▶ _EXERCISE INPUT_:
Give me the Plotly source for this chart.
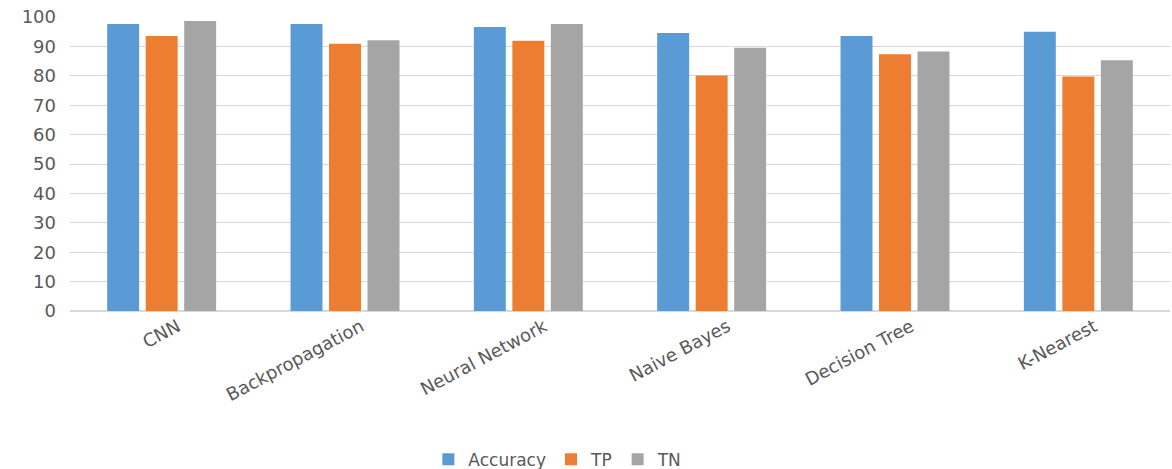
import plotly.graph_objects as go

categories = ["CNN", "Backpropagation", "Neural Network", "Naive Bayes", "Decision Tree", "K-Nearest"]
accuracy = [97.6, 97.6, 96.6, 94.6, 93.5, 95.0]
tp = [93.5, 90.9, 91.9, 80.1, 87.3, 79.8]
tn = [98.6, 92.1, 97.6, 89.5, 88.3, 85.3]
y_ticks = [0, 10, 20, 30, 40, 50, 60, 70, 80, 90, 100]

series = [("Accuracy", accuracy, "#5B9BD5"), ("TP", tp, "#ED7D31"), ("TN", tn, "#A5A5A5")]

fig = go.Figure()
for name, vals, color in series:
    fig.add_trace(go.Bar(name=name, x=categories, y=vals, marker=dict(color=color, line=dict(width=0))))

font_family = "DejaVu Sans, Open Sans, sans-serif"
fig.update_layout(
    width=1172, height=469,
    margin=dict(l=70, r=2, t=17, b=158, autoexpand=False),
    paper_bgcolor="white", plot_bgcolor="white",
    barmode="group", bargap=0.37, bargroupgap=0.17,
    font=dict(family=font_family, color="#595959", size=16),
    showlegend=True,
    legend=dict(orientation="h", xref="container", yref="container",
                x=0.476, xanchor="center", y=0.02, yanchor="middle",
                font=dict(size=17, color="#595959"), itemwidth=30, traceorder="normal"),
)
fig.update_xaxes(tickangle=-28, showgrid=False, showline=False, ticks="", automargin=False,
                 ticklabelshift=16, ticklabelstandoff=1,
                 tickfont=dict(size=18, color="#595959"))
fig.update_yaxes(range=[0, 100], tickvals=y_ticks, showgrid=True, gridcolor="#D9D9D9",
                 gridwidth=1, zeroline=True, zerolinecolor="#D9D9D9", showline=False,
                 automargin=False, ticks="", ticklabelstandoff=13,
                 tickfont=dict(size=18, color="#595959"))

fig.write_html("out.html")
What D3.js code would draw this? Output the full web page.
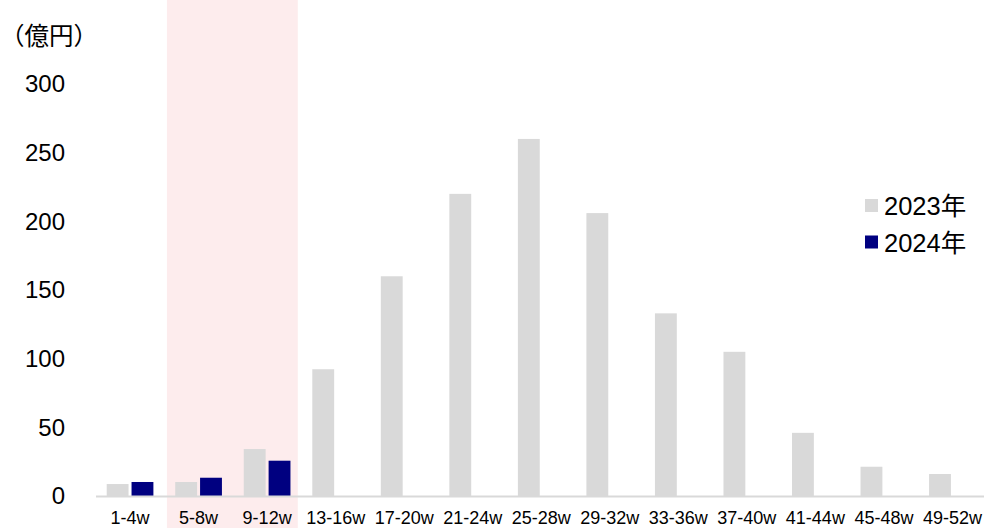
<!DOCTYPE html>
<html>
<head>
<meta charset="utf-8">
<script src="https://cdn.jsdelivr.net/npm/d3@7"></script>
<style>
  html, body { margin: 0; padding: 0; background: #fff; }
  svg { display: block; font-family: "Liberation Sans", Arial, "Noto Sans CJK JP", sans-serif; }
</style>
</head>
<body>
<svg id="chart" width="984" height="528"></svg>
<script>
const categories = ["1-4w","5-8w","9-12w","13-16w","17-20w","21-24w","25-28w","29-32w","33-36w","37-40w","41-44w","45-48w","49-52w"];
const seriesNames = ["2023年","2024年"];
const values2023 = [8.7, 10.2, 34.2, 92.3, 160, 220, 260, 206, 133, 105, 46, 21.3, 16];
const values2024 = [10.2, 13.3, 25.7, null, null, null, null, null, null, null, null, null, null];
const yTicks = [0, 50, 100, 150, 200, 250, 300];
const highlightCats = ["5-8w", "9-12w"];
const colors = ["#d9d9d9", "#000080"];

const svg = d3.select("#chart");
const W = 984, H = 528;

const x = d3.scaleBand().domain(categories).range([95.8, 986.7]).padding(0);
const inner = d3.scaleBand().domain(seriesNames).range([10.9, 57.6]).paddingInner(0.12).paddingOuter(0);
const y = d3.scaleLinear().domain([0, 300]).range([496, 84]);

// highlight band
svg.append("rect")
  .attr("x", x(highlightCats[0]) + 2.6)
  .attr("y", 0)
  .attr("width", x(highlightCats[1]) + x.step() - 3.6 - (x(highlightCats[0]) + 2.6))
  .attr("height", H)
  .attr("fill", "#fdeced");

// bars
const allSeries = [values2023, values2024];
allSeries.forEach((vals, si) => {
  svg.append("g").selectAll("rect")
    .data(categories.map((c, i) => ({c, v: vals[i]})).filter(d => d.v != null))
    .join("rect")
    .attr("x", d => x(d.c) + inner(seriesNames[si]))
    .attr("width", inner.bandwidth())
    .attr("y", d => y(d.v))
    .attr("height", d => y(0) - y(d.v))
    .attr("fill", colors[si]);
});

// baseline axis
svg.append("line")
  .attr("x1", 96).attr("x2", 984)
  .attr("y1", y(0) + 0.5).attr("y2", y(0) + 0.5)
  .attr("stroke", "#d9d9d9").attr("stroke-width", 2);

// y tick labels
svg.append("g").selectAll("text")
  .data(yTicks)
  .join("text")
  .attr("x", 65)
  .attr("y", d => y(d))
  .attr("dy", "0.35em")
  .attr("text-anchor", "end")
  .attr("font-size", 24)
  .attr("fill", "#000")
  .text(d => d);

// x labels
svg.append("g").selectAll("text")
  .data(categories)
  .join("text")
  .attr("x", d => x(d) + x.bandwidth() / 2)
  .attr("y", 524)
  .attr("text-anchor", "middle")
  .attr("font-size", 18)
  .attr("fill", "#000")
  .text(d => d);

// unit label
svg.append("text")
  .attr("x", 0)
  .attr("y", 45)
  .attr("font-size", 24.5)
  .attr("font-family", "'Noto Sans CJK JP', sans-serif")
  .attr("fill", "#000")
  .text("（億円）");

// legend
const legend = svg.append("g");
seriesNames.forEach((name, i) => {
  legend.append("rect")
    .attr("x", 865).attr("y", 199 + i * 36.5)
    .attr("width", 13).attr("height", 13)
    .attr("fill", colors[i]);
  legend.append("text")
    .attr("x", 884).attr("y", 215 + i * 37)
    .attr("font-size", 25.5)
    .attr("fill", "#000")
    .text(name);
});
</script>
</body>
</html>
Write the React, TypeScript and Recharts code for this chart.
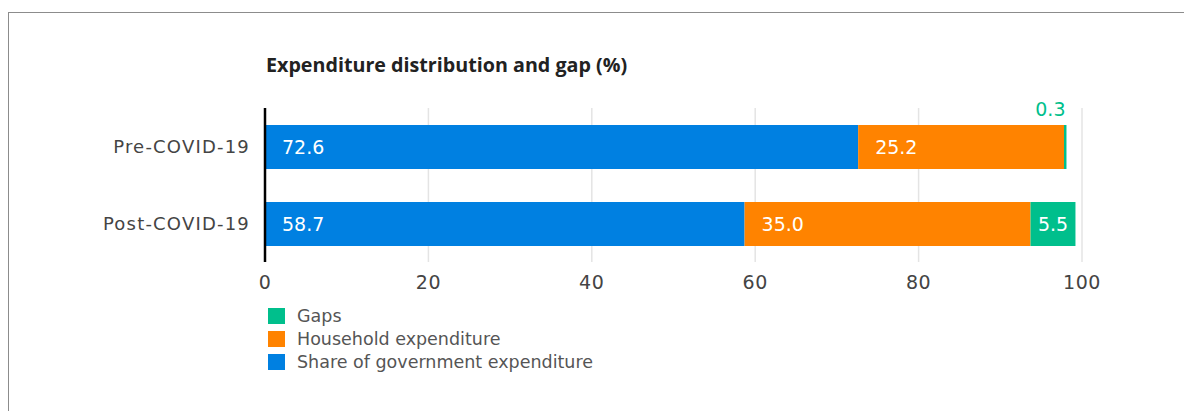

▶ _DIRECTIVE_:
Show the lines of the material that contain the word "chart".

▶ _ANSWER IN FULL_:
Give me the Plotly source for this chart.
<svg id="chart" width="984" height="528"></svg>
const svg = d3.select("#chart");
Write the React, TypeScript and Recharts code for this chart.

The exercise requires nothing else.